Note If you have not previously used AWS CDK in your AWS account, you may need to bootstrap the account by running cdk bootstrap aws://ACCOUNT-NUMBER/REGION. Please review the AWS CDK getting started page for more information.

Stage 2 - Create data files

Now you have the AWS CDK stack deployed in your account, the next step is to bring your own assumptions. You can use the example data to start, but you are encouraged to bring your own assumptions.

  1. Within the cloned repository, navigate to referenceData directory. Within this directory, you will see the instanceTypes data used in earlier labs.
  2. Create a new directory named instanceFamilyPoints. You should end up with ../referenceData/instanceFamilyPoints.
  3. Create a new file named data.csv. You should end up with ../referenceData/instanceFamilyPoints/data.csv.
  4. Populate this file with your instance assumptions, you can use the below as an example. Ensure you save this file.
instance_family,points
t3,2
t2,2
t3a,1
m5,2
  1. Perform the same steps to create a data file with path ../referenceData/regionPoints/data.csv and populate with the following example assumptions.
region,points
us-east-1,2
eu-central-1,1

Stage 3 - Create tables

Next we will modify the ../lib/aws-usage-queries.ts file to include our new assumption data. The file already includes some constructs we can use to ingest our assumption data defined above.

  1. Create a Amazon Athena table for instance family and region assumptions. This can be copied to line 279, above the assignment of referenceInstanceTypes. A complete file with the new code added can be found here.
const regionPoints = new Table(this, "regionPoints", {
  columns: [
    { name: "region", type: Schema.STRING },
    { name: "points", type: Schema.DOUBLE }
  ],
  database: database,
  tableName: "region_points",
  s3Prefix "regionPoints"
  bucket: referenceDataBucket,
  dataFormat: {
    outputFormat: OutputFormat.HIVE_IGNORE_KEY_TEXT,
    inputFormat: InputFormat.TEXT,
    serializationLibrary: SerializationLibrary.OPEN_CSV,
  }
});
setSerdeInfo(regionPoints, csvProperties);

const instanceFamilyPoints = new Table(this, "instanceFamilyPoints", {
  columns: [
    { name: "instance_family", type: Schema.STRING },
    { name: "points", type: Schema.DOUBLE }
  ],
  database: database,
  tableName: "instance_family_points",
  s3Prefix "instanceFamilyPoints"
  bucket: referenceDataBucket,
  dataFormat: {
    outputFormat: OutputFormat.HIVE_IGNORE_KEY_TEXT,
    inputFormat: InputFormat.TEXT,
    serializationLibrary: SerializationLibrary.OPEN_CSV,
  }
});
setSerdeInfo(instanceFamilyPoints, csvProperties);

Let’s explore these objects further by diving into the regionPoints object. Two columns are defined as region and points as a string and double data types respectively. The table name is created as region_points and we provide the prefix of the S3 location where the data is stored. This should match the name of your local directory where the region points data.csv file is located. The dataFormat section is essentially telling Amazon Athena that the data type is text.

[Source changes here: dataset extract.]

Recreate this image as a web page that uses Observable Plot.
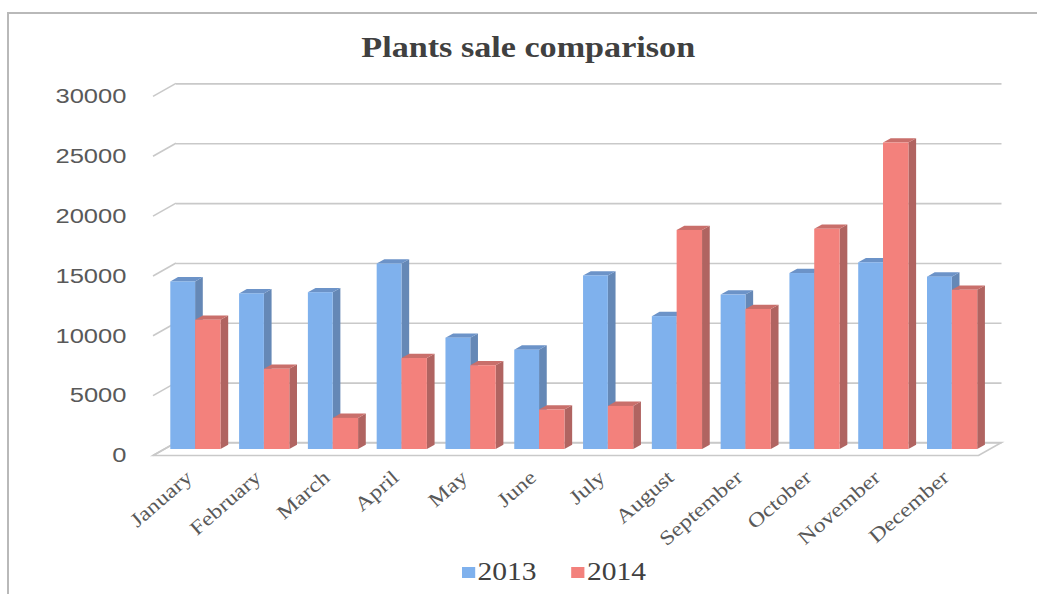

  1. Save aws-usage-queries.ts. Then, in your npm run watch terminal, you should see the file change detected and an incremental compilation.
  2. Go to the Amazon Athena console and check the existing tables and views. As the changes above have not yet been deployed, you should just see the two tables originally deployed via the AWS CDK deploy, and the four original views. Existing views
  3. Now deploy the new changes by running cdk deploy in the terminal. This will take a few moments whilst the data is copied to the S3 bucket and the new tables are created in Athena.
  4. Refresh your Amazon Athena console page. you should now see the two new tables, instance_family_points and region_points created. New tables
  5. Preview the instance_family_points table, and check the results match your ../instanceFamilyPoints/data.csv data file. Preview table

Stage 4 - Use the new tables in queries

Now the new tables have been created, they can be used in the same query used in lab 2

  1. Create a new query in the Amazon Athena console and use the same SQL from lab 2
SELECT instance_family,
         region,
         account_id,
         purchase_option,
         SUM(vcpu_hours) vcpu_hours,
         year,
         month,
         SUM(f.points * r.points * vcpu_hours) points
FROM monthly_vcpu_hours_by_account
JOIN region_points r
USING (region)
JOIN instance_family_points f
USING (instance_family)
GROUP BY instance_family, region, account_id, purchase_option, year, month
ORDER BY 8 DESC

If you don’t return any results, try troubleshooting your data. Do you have any instances of the defined types in the regions you have given points?

Congratulations! You have now brought your own assumptions, defined them in infrastructure code, and deployed them with AWS CDK. Defining assumptions as IaC brings the benefit of change tracking and makes the reporting more maintainable. Make sure to follow the clean up instructions to remove unrequired resources after running the lab.